WHAT TO WORK ON:
Return all lines with the word "matplotlib" in them.

· · · · · · ·

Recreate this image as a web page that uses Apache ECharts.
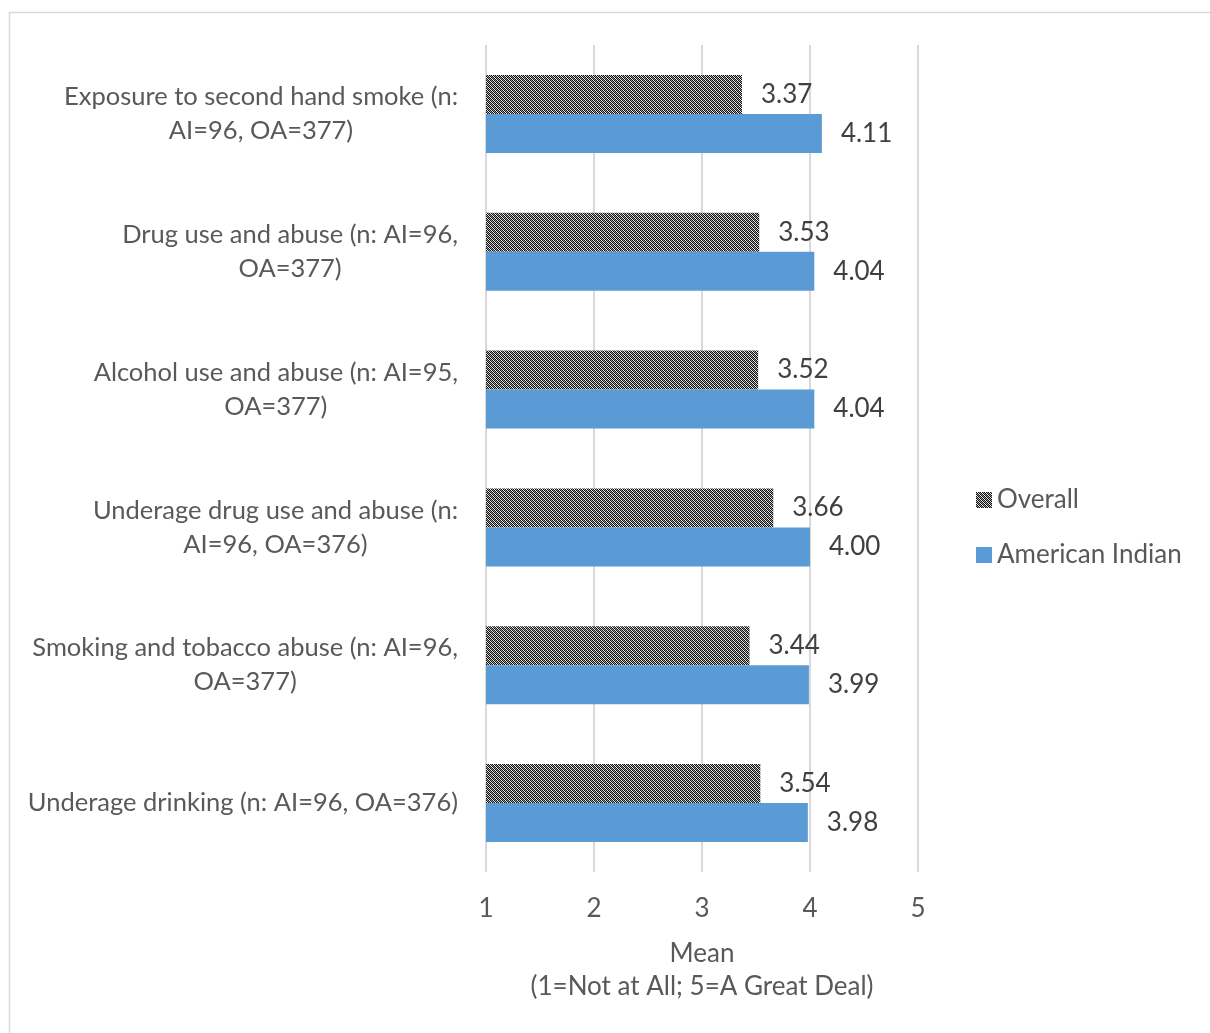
<!DOCTYPE html>
<html>
<head>
<meta charset="utf-8">
<script src="https://cdn.jsdelivr.net/npm/echarts@6/dist/echarts.min.js"></script>
<style>
html,body{margin:0;padding:0;background:#fff;}
#chart{width:1210px;height:1033px;}
</style>
</head>
<body>
<div id="chart"></div>
<script>
var categories = [
  'Exposure to second hand smoke (n:\nAI=96, OA=377)',
  'Drug use and abuse (n: AI=96,\nOA=377)',
  'Alcohol use and abuse (n: AI=95,\nOA=377)',
  'Underage drug use and abuse (n:\nAI=96, OA=376)',
  'Smoking and tobacco abuse (n: AI=96,\nOA=377)',
  'Underage drinking (n: AI=96, OA=376)'
];
var overallValues = [3.37, 3.53, 3.52, 3.66, 3.44, 3.54];
var americanIndianValues = [4.11, 4.04, 4.04, 4.00, 3.99, 3.98];
var seriesNames = ['Overall', 'American Indian'];
var axisTicks = [1, 2, 3, 4, 5];

var FONT = 'Lato';
var FS = 26;

// dark dithered diagonal pattern
var pc = document.createElement('canvas');
pc.width = 4; pc.height = 4;
var pctx = pc.getContext('2d');
for (var y = 0; y < 4; y++) {
  for (var x = 0; x < 4; x++) {
    var c;
    if ((x + y) % 2 === 0) c = '#111111';
    else if (((x - y) % 4 + 4) % 4 === 1) c = '#f2f2f2';
    else c = '#9a9a9a';
    pctx.fillStyle = c;
    pctx.fillRect(x, y, 1, 1);
  }
}
var patternFill = { image: pc, repeat: 'repeat' };

var chart = echarts.init(document.getElementById('chart'));
chart.setOption({
  backgroundColor: '#ffffff',
  animation: false,
  textStyle: { fontFamily: FONT },
  graphic: [{
    type: 'rect', left: 7, top: 10,
    shape: { x: 0, y: 0, width: 1300, height: 1100 },
    style: { fill: 'none', stroke: '#d9d9d9', lineWidth: 1.5 },
    silent: true
  }],
  grid: { left: 486, right: 292, top: 45, bottom: 161, containLabel: false },
  legend: {
    orient: 'vertical',
    left: 971, top: 482,
    itemWidth: 16, itemHeight: 16, itemGap: 29,
    icon: 'rect',
    data: seriesNames,
    textStyle: { fontFamily: FONT, fontSize: FS, color: '#595959' }
  },
  xAxis: {
    type: 'value', min: axisTicks[0], max: axisTicks[axisTicks.length - 1], interval: 1,
    axisLine: { show: false }, axisTick: { show: false },
    splitLine: { show: true, lineStyle: { color: '#d9d9d9', width: 2 } },
    axisLabel: { fontFamily: FONT, fontSize: FS, color: '#595959', margin: 24 },
    name: 'Mean\n(1=Not at All; 5=A Great Deal)',
    nameLocation: 'middle', nameGap: 65,
    nameTextStyle: { fontFamily: FONT, fontSize: FS, color: '#595959', lineHeight: 33 }
  },
  yAxis: {
    type: 'category', data: categories, inverse: true,
    axisLine: { show: false }, axisTick: { show: false },
    axisLabel: {
      fontFamily: FONT, fontSize: 25.5, color: '#595959', margin: 28, lineHeight: 34, align: 'right',
      formatter: function (v) {
        return v.split('\n').map(function (l) { return '{c|' + l + '}'; }).join('\n');
      },
      rich: { c: { align: 'center', fontFamily: FONT, fontSize: 25.5, color: '#595959', lineHeight: 34 } }
    }
  },
  series: [
    {
      name: seriesNames[0], type: 'bar', data: overallValues,
      barWidth: 39, barGap: '0%',
      itemStyle: { color: patternFill },
      label: { show: true, position: 'right', distance: 19, fontFamily: FONT, fontSize: FS, color: '#404040',
        formatter: function (p) { return p.value.toFixed(2); } }
    },
    {
      name: seriesNames[1], type: 'bar', data: americanIndianValues,
      barWidth: 39, barGap: '0%',
      itemStyle: { color: '#5b9bd5' },
      label: { show: true, position: 'right', distance: 19, fontFamily: FONT, fontSize: FS, color: '#404040',
        formatter: function (p) { return p.value.toFixed(2); } }
    }
  ]
});
</script>
</body>
</html>
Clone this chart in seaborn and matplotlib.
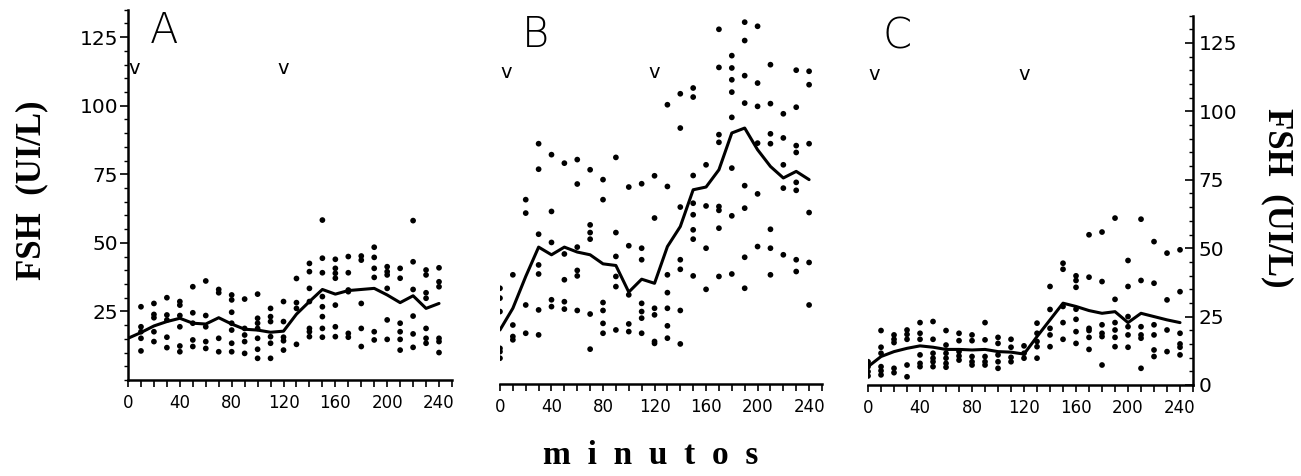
import numpy as np
import pandas as pd
import matplotlib
matplotlib.use("Agg")
import matplotlib.pyplot as plt
from matplotlib.ticker import MultipleLocator
import seaborn as sns

minutes = list(range(0, 250, 10))

# individual FSH values (UI/L) per sampling time, panel A
a_pts = [
    [], [26.7, 19.4, 17.6, 15.2, 10.6], [27.9, 23.9, 22.7, 17.6, 14.0],
    [30.0, 23.7, 21.9, 15.6, 11.8], [28.6, 27.3, 23.5, 19.4, 12.4, 10.3],
    [34.0, 24.5, 20.7, 14.6, 12.2], [36.1, 23.5, 19.4, 14.0, 11.5],
    [33.0, 31.8, 15.2, 10.3], [31.0, 29.2, 24.7, 20.7, 18.2, 13.4, 10.3],
    [29.5, 18.8, 16.4, 14.0, 9.7], [31.3, 22.5, 20.7, 18.8, 15.2, 11.2, 7.9],
    [26.1, 23.1, 21.3, 15.8, 13.4, 7.9], [28.6, 21.3, 15.6, 14.3, 10.9],
    [37.0, 28.2, 26.1, 13.0], [42.5, 39.5, 33.4, 28.6, 18.8, 17.6, 15.8],
    [58.3, 44.4, 39.1, 30.4, 26.7, 23.1, 18.8, 15.6],
    [44.0, 40.7, 38.9, 37.1, 27.3, 19.4, 15.8],
    [45.0, 39.1, 32.8, 32.2, 17.0, 15.6], [45.2, 43.7, 27.9, 18.8, 12.2],
    [48.4, 44.7, 40.7, 37.4, 17.6, 14.6], [41.3, 39.5, 38.3, 33.4, 21.9, 14.8],
    [40.7, 37.1, 20.7, 17.6, 14.8, 10.9], [58.1, 43.1, 33.0, 23.3, 16.8, 11.9],
    [40.1, 38.3, 31.8, 29.8, 18.8, 15.2, 13.4], [40.9, 35.8, 34.0, 15.2, 14.0, 10.0],
]
a_mean = [15.2, 17.3, 19.7, 21.3, 22.5, 20.7, 20.4, 22.7, 20.4, 18.5, 18.2, 17.4,
          17.8, 24.0, 28.6, 33.0, 31.3, 32.6, 33.0, 33.4, 31.0, 28.2, 30.7, 26.1, 27.9]

b_pts = [
    [34.9, 31.3, 26.4, 13.0, 11.8, 9.4], [39.8, 21.5, 17.3, 16.1],
    [67.2, 62.3, 28.8, 18.5], [87.6, 78.3, 54.6, 43.4, 40.1, 27.0, 17.9],
    [83.6, 62.9, 51.6, 30.7, 28.2], [80.5, 47.4, 38.0, 30.0, 27.3],
    [81.8, 72.9, 49.9, 41.4, 39.4, 26.8], [78.1, 58.0, 55.2, 52.8, 25.5, 12.7],
    [74.5, 67.2, 29.7, 26.8, 22.1, 18.5], [82.6, 55.2, 46.5, 39.2, 35.5, 19.7],
    [71.8, 50.4, 32.5, 21.9, 19.1], [73.0, 49.5, 45.3, 29.4, 26.4, 24.0, 18.5],
    [75.9, 60.5, 27.6, 25.2, 15.5, 14.8], [101.8, 72.0, 39.8, 33.3, 27.6, 21.2, 16.7],
    [105.8, 93.3, 64.5, 45.3, 41.8, 26.8, 14.6],
    [107.9, 104.6, 76.0, 65.9, 61.7, 56.2, 52.8, 39.4], [79.9, 64.9, 49.5, 34.5],
    [129.3, 115.4, 90.9, 88.1, 64.7, 63.3, 56.8, 39.2],
    [119.7, 115.2, 110.9, 106.4, 97.2, 78.7, 61.3, 40.1],
    [131.9, 125.2, 112.4, 102.4, 72.3, 64.1, 46.2, 34.9],
    [130.4, 109.7, 101.2, 87.8, 69.3, 50.1],
    [116.4, 102.2, 91.2, 87.6, 56.4, 49.5, 39.8], [98.5, 89.7, 79.9, 71.4, 47.1],
    [114.4, 100.9, 86.9, 84.4, 73.5, 70.6, 45.3, 41.0],
    [114.0, 109.1, 87.6, 62.5, 44.3, 28.8],
]
b_mean = [19.7, 27.6, 39.2, 49.9, 47.1, 49.9, 48.1, 47.1, 43.8, 43.2, 33.5, 38.2,
          36.7, 50.1, 57.4, 70.8, 71.8, 78.1, 91.5, 93.3, 85.4, 79.3, 75.1, 77.5, 74.5]

c_pts = [
    [8.5, 6.7, 4.9, 3.3], [19.9, 13.8, 11.6, 6.7, 5.2, 3.7], [18.3, 16.7, 15.5, 6.1, 4.5],
    [20.1, 18.5, 16.7, 7.3, 3.0], [22.8, 18.9, 16.7, 11.0, 7.9, 6.7],
    [23.2, 16.7, 11.6, 9.8, 8.5, 6.7], [19.9, 14.6, 11.6, 9.8, 7.9, 6.5],
    [18.9, 16.2, 12.2, 10.6, 9.1], [18.3, 16.2, 10.4, 8.5, 7.3],
    [22.8, 16.5, 10.4, 8.5, 7.3], [17.4, 15.2, 11.0, 8.5, 6.1],
    [16.7, 13.8, 10.1, 8.5], [14.3, 11.6, 9.8], [22.6, 18.9, 15.9, 14.0, 9.8],
    [36.0, 27.6, 20.7, 18.3, 14.0], [44.5, 42.3, 28.7, 22.8, 16.7],
    [39.9, 38.2, 35.7, 27.7, 24.0, 19.5, 15.2], [54.9, 39.4, 20.7, 19.9, 17.4, 13.0],
    [55.9, 37.8, 22.0, 18.9, 17.7, 7.3], [61.0, 31.3, 22.8, 20.1, 17.4, 14.0],
    [45.5, 36.0, 25.0, 21.3, 18.3, 13.8], [60.6, 38.2, 21.3, 18.3, 17.1, 6.1],
    [52.4, 37.2, 22.0, 18.3, 12.8, 10.4], [48.2, 31.1, 20.1, 12.2],
    [49.4, 34.1, 18.9, 15.0, 13.8, 11.0],
]
c_mean = [6.7, 10.4, 12.2, 13.4, 14.3, 13.8, 13.0, 13.0, 12.8, 13.0, 12.2, 12.0,
          11.3, 17.7, 23.8, 29.9, 28.7, 27.2, 26.2, 26.8, 22.8, 26.2, 25.0, 23.8, 22.8]

panel_names = ["A", "B", "C"]
injections = [5, 120]


def to_long(pts):
    rows = [(t, v) for t, vals in zip(minutes, pts) for v in vals]
    return pd.DataFrame(rows, columns=["min", "fsh"])


sns.set_style("ticks")
plt.rcParams["font.family"] = ["DejaVu Sans"]
plt.rcParams["text.color"] = "black"
plt.rcParams["xtick.color"] = "black"
plt.rcParams["ytick.color"] = "black"
plt.rcParams["axes.edgecolor"] = "black"

fig = plt.figure(figsize=(13.01, 4.76), dpi=100)
boxes = [
    [0.0984, 0.2017, 0.249, 0.778],
    [0.3843, 0.1933, 0.2475, 0.778],
    [0.6672, 0.1912, 0.2498, 0.776],
]

for i, (pts, mean) in enumerate([(a_pts, a_mean), (b_pts, b_mean), (c_pts, c_mean)]):
    ax = fig.add_axes(boxes[i])
    df = to_long(pts)
    sns.scatterplot(data=df, x="min", y="fsh", ax=ax, color="black",
                    s=17, edgecolor="none", zorder=2)
    sns.lineplot(x=minutes, y=mean, ax=ax, color="black", lw=2.2, zorder=3)

    ax.set_xlim(0, 250)
    ax.set_ylim(0, 135)
    ax.set_xlabel("")
    ax.set_ylabel("")
    ax.set_xticks(range(0, 241, 40))
    ax.xaxis.set_minor_locator(MultipleLocator(10))
    ax.tick_params(axis="x", which="both", direction="out", length=5, width=1.2,
                   labelsize=12, pad=5)
    for s in ["top", "right", "left", "bottom"]:
        ax.spines[s].set_visible(False)
    ax.spines["bottom"].set_visible(True)
    ax.spines["bottom"].set_linewidth(1.8)

    if i == 0:
        ax.spines["left"].set_visible(True)
        ax.spines["left"].set_linewidth(1.8)
        ax.set_yticks([25, 50, 75, 100, 125])
        ax.yaxis.set_minor_locator(MultipleLocator(5))
        ax.tick_params(axis="y", which="major", direction="out", length=6, width=1.2,
                       labelsize=14.5, pad=1)
        ax.tick_params(axis="y", which="minor", direction="out", length=3, width=1)
    elif i == 1:
        ax.set_yticks([])
    else:
        ax.spines["right"].set_visible(True)
        ax.spines["right"].set_linewidth(1.8)
        ax.yaxis.tick_right()
        ax.set_yticks([0, 25, 50, 75, 100, 125])
        ax.yaxis.set_minor_locator(MultipleLocator(5))
        ax.tick_params(axis="y", which="major", direction="in", length=6, width=1.2,
                       labelsize=14.5, pad=4)
        ax.tick_params(axis="y", which="minor", direction="in", length=3, width=1)

    ax.text(17 if i < 2 else 11.5, 123, panel_names[i], fontsize=30,
            fontweight="light", ha="left", va="baseline")
    for t in injections:
        ax.text(t, 113.5, "v", fontsize=14, ha="center", va="center")

fig.text(0.0246, 0.601, "FSH  (UI/L)", rotation=90, fontsize=25, fontweight="bold",
         family="Liberation Serif", ha="center", va="center")
fig.text(0.982, 0.584, "FSH  (UI/L)", rotation=270, fontsize=25, fontweight="bold",
         family="Liberation Serif", ha="center", va="center")
fig.text(0.5, 0.044, "m  i  n  u  t  o  s", fontsize=24, fontweight="bold",
         family="Liberation Serif", ha="center", va="center")

fig.savefig("out.png", dpi=100)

· · · · · · ·

FULL ANSWER:
Clone this chart in seaborn and matplotlib.
import matplotlib
matplotlib.use("Agg")
import matplotlib.pyplot as plt
from matplotlib.ticker import MultipleLocator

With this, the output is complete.